When Jerry Richardson ’59 gave $150 million to Wofford in February — one of the largest ever single gifts to a U.S. college — he also inspired others to give.
One alumnus, wishing to remain anonymous, gave $5 million in support of the vision laid out by the college’s trustees and administration, and to express his appreciation for “all the good Mr. Richardson has done.”
Richardson’s most recent $150 million gift to the endowment is designated to support four areas of the college: the renovation and repair of Richardson-named buildings, a boost to the minimum compensation on campus to $15 per hour, need-based scholarships and need-based experiential learning opportunities, something that’s a hot topic in higher education today and aligns perfectly with Wofford’s mission and core values.
The anonymous donor simply asked the college to use the gift so that it could further Wofford’s reputation as a national liberal arts college and provide a complete experience for students.
Two million dollars of that gift is being used to match donations being made to support student experiences. Trustee Howard Coker ’85 also made a gift to support gift matching initiatives.
“I was given an opportunity at Wofford that I’ve been able to leverage, and we have an obligation to make Wofford better,” says Coker, CEO of Sonoco. “While we have a responsibility to provide a higher value experience for today’s students, there’s an understanding that they will, too.”
Each of the gifts supporting student experiences involved donors closely examining student needs to enhance their Wofford experience.
Susu and George Dean Johnson Jr., entrepreneur, business leader and founder of The Johnson Group, recently established the Corry W. Oakes III Endowed Interim Support Fund in honor of Corry Oakes ’89, Johnson’s business partner and immediate past chairman of the Wofford College Board of Trustees. The award supports opportunities for international travel, internships and other experiences during the Interim for students with financial need.
“My wife and I wanted to do something to honor Corry and the person he is, including his tremendous leadership on the college’s board of trustees,” says Johnson. “We also wanted to support students who are following in his footsteps.”
The Maria and Steven Mungo World Experience Fund supports international travel opportunities for Wofford students who have significant financial need. The college’s tuition and financial aid often can be used toward study abroad experiences, but students can incur additional costs when traveling and visiting sites outside of their programs.
The Mungo World Experience Fund supports students studying abroad, and there is an opportunity for recipients to also apply for “roaming funds” to experience other parts of a region or continent where they are studying.
“We never want the cost of airfare (or a train ticket) to be an obstacle,” says Steven Mungo ’81, a member of Wofford’s Board of Trustees.

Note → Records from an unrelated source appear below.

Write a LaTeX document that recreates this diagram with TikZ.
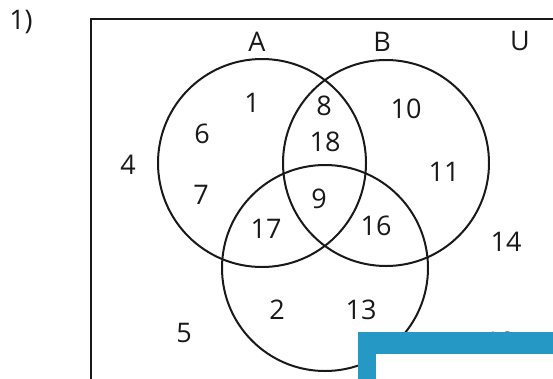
\documentclass[tikz,border=0pt]{standalone}
\usepackage{fontspec}
\setmainfont{Open Sans}
\definecolor{frameblue}{RGB}{37,152,197}
\begin{document}
\begin{tikzpicture}[x=1pt,y=-1pt,
  lbl/.style={inner sep=0pt,font=\fontsize{27}{30}\selectfont,text=black!90},
  ring/.style={draw=black!90,line width=2pt},
  border/.style={draw=black!90,line width=2.4pt}]
\useasboundingbox (0,0) rectangle (553,378);
% universe frame
\coordinate (tl) at (91,19);
\coordinate (tr) at (560,19);
\coordinate (bl) at (91,385);
\draw[border] (tr) -- (tl) -- (bl);
% circles
\draw[ring] (262,163) circle (104);
\draw[ring] (386,163) circle (103);
\draw[ring] (325,268) circle (103);
% labels
\node[lbl] (n1p) at (21,22) {1)};
\node[lbl] (nA) at (257,42) {A};
\node[lbl] (nB) at (382,42) {B};
\node[lbl] (nU) at (520,41) {U};
\node[lbl] (v1) at (252,103) {1};
\node[lbl] (v6) at (202,134) {6};
\node[lbl] (v8) at (324,106) {8};
\node[lbl] (v18) at (325,142) {18};
\node[lbl] (v4) at (128,165) {4};
\node[lbl] (v7) at (201,195) {7};
\node[lbl] (v10) at (406,109) {10};
\node[lbl] (v11) at (444,172) {11};
\node[lbl] (v14) at (506,242) {14};
\node[lbl] (v16) at (376,226) {16};
\node[lbl] (v9) at (319,199) {9};
\node[lbl] (v17) at (266,229) {17};
\node[lbl] (v2) at (277,310) {2};
\node[lbl] (v13) at (361,310) {13};
\node[lbl] (v5) at (184,333) {5};
\node[lbl] (v12) at (500,342) {12};
% blue corner overlay
\fill[frameblue] (358,332) -- (560,332) -- (560,354) -- (376,354) -- (376,385) -- (358,385) -- cycle;
\fill[white] (376,354) rectangle (560,385);
\end{tikzpicture}
\end{document}
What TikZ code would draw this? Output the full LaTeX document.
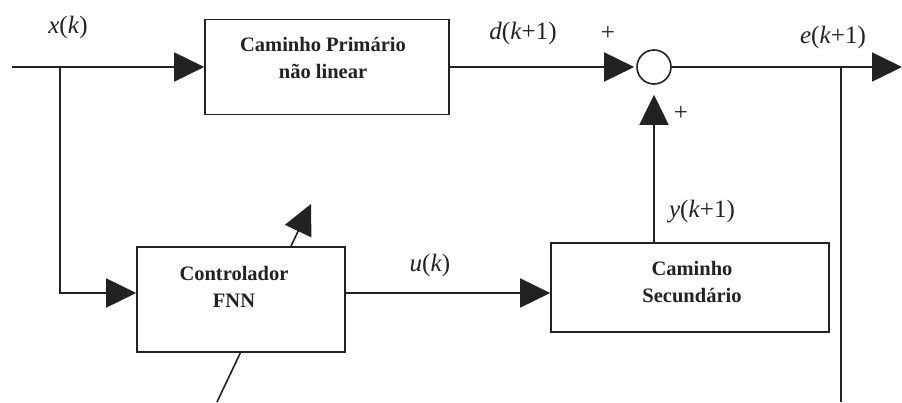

Craig Melvin’ ’01, also a member of the board of trustees, has a lone regret from his time at Wofford — he didn’t study abroad. In part, he wanted to be a part of all that was happening on campus, but cost also was a factor. Melvin, a co-host for NBC’s “Today” show and a news anchor for NBC News and MSNBC, has heard many stories of college students fighting hard to earn internships before turning opportunities down because they can’t afford to relocate for a summer.
He and his wife, Lindsay Czarniak, a national sports reporter, established the Lindsay and Craig Melvin Fund to support experiential learning. They saw their gift as more than a donation to the institution. They reflected on the human impact.
“Lindsay and I didn’t look at it as a gift to the college,” Melvin says. “I viewed it as a gift for a kid who looks like me and has a similar background. That changes the aperture of how we view giving. We wanted to create opportunities for students.”
According to Wofford President Nayef Samhat, offering opportunities for experiential learning is one of the many things Wofford does well. It helps students build critical thinking and communications skills, allows for deeper understanding of academic pursuits and inspires lifelong learning.
“Wofford is fortunate to have so many loyal supporters who value international travel and study, internships, research experiences, community-based learning and entrepreneurial ventures,” says Samhat. “Our students are prepared to succeed in a global, interconnected world, because of these types of experiences and the generosity of the people who make these experiences possible.”